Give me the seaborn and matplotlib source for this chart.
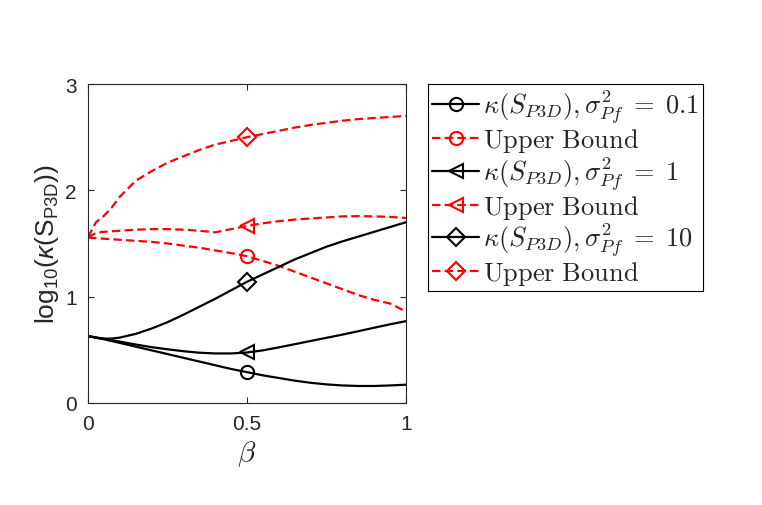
import matplotlib
matplotlib.use("Agg")
import matplotlib.pyplot as plt
from matplotlib.lines import Line2D
import seaborn as sns

# values
beta = [0, 0.025, 0.05, 0.075, 0.1, 0.15, 0.2, 0.25, 0.3, 0.35, 0.4, 0.45,
        0.5, 0.55, 0.6, 0.65, 0.7, 0.75, 0.8, 0.85, 0.9, 0.95, 1.0]

kappa_01 = [0.63, 0.615, 0.60, 0.582, 0.565, 0.53, 0.495, 0.46, 0.425, 0.39, 0.355, 0.32,
            0.29, 0.26, 0.235, 0.21, 0.19, 0.175, 0.165, 0.16, 0.16, 0.165, 0.172]
kappa_1 = [0.63, 0.617, 0.605, 0.59, 0.577, 0.55, 0.525, 0.505, 0.487, 0.473, 0.466, 0.466,
           0.475, 0.495, 0.523, 0.553, 0.583, 0.613, 0.643, 0.675, 0.708, 0.74, 0.77]
kappa_10 = [0.63, 0.612, 0.605, 0.606, 0.615, 0.65, 0.70, 0.76, 0.83, 0.905, 0.98, 1.06,
            1.14, 1.21, 1.28, 1.35, 1.41, 1.47, 1.52, 1.565, 1.61, 1.655, 1.70]

ub_01 = [1.555, 1.55, 1.545, 1.54, 1.535, 1.525, 1.515, 1.50, 1.48, 1.46, 1.435, 1.41,
         1.38, 1.335, 1.29, 1.235, 1.18, 1.125, 1.07, 1.015, 0.97, 0.935, 0.86]
ub_1 = [1.555, 1.60, 1.61, 1.615, 1.62, 1.63, 1.635, 1.635, 1.63, 1.62, 1.605, 1.635,
        1.665, 1.69, 1.71, 1.725, 1.735, 1.745, 1.755, 1.757, 1.755, 1.75, 1.74]
ub_10 = [1.56, 1.70, 1.76, 1.84, 1.94, 2.09, 2.18, 2.26, 2.32, 2.38, 2.43, 2.465,
         2.50, 2.53, 2.56, 2.59, 2.615, 2.635, 2.655, 2.67, 2.68, 2.69, 2.70]

labels = [r"$\kappa(S_{P3D}),\sigma^2_{Pf}\;=\;0.1$", r"$\mathrm{Upper\ Bound}$",
          r"$\kappa(S_{P3D}),\sigma^2_{Pf}\;=\;1$", r"$\mathrm{Upper\ Bound}$",
          r"$\kappa(S_{P3D}),\sigma^2_{Pf}\;=\;10$", r"$\mathrm{Upper\ Bound}$"]
x_ticks = [0, 0.5, 1]
y_ticks = [0, 1, 2, 3]
marker_idx = 12  # one marker per curve, at beta = 0.5

sns.set_theme(style="ticks")
plt.rcParams["font.family"] = ["Liberation Sans", "DejaVu Sans"]
plt.rcParams["mathtext.fontset"] = "custom"
plt.rcParams["mathtext.rm"] = "Liberation Sans"
plt.rcParams["mathtext.it"] = "Liberation Sans:italic"
AXCOL = "#262626"

fig = plt.figure(figsize=(7.62, 5.06), dpi=100)
ax = fig.add_axes([0.1155, 0.2016, 0.4173, 0.6304])

DASH = (0, (3.8, 1.9))
series = [
    (kappa_01, "black", "-", "o", 9.5),
    (ub_01, "red", DASH, "o", 9.5),
    (kappa_1, "black", "-", "<", 9.5),
    (ub_1, "red", DASH, "<", 9.5),
    (kappa_10, "black", "-", "D", 9.5),
    (ub_10, "red", DASH, "D", 9.5),
]

handles = []
for vals, col, ls, mk, ms in series:
    sns.lineplot(x=beta, y=vals, ax=ax, color=col, linestyle=ls, linewidth=1.6,
                 marker=mk, markersize=ms, markevery=[marker_idx],
                 markerfacecolor="none", markeredgecolor=col, markeredgewidth=1.5,
                 sort=False, estimator=None)
    handles.append(Line2D([], [], color=col, linestyle=ls, linewidth=1.6, marker=mk,
                          markersize=ms, markerfacecolor="none", markeredgecolor=col,
                          markeredgewidth=1.5))

ax.set_xlim(0, 1)
ax.set_ylim(0, 3)
ax.set_xticks(x_ticks)
ax.set_xticklabels(["0", "0.5", "1"])
ax.set_yticks(y_ticks)
ax.tick_params(direction="in", length=4, width=0.8, colors=AXCOL, labelsize=15,
               top=True, right=True, labeltop=False, labelright=False, pad=8)
for sp in ax.spines.values():
    sp.set_color(AXCOL)
    sp.set_linewidth(0.8)

ax.set_xlabel(r"$\beta$", fontsize=21, color=AXCOL, math_fontfamily="cm", labelpad=4)
ax.set_ylabel(r"log$_{10}$($\kappa$(S$_{\mathrm{P3D}}$))", fontsize=19, color=AXCOL,
              labelpad=3)

leg = fig.legend(handles, labels, loc="upper left", bbox_to_anchor=(428 / 762, 1 - 85 / 506),
                 borderaxespad=0, borderpad=0.15, handlelength=1.8, handletextpad=0.15,
                 labelspacing=0.0, fancybox=False, framealpha=1, edgecolor="black",
                 prop={"size": 19.0, "math_fontfamily": "cm"})
leg.get_frame().set_linewidth(0.8)

fig.savefig("out.png", dpi=100)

::::

» GOAL
Say how many lines above hold the word "seaborn", giving only the count.

» WRITTEN ANSWER
2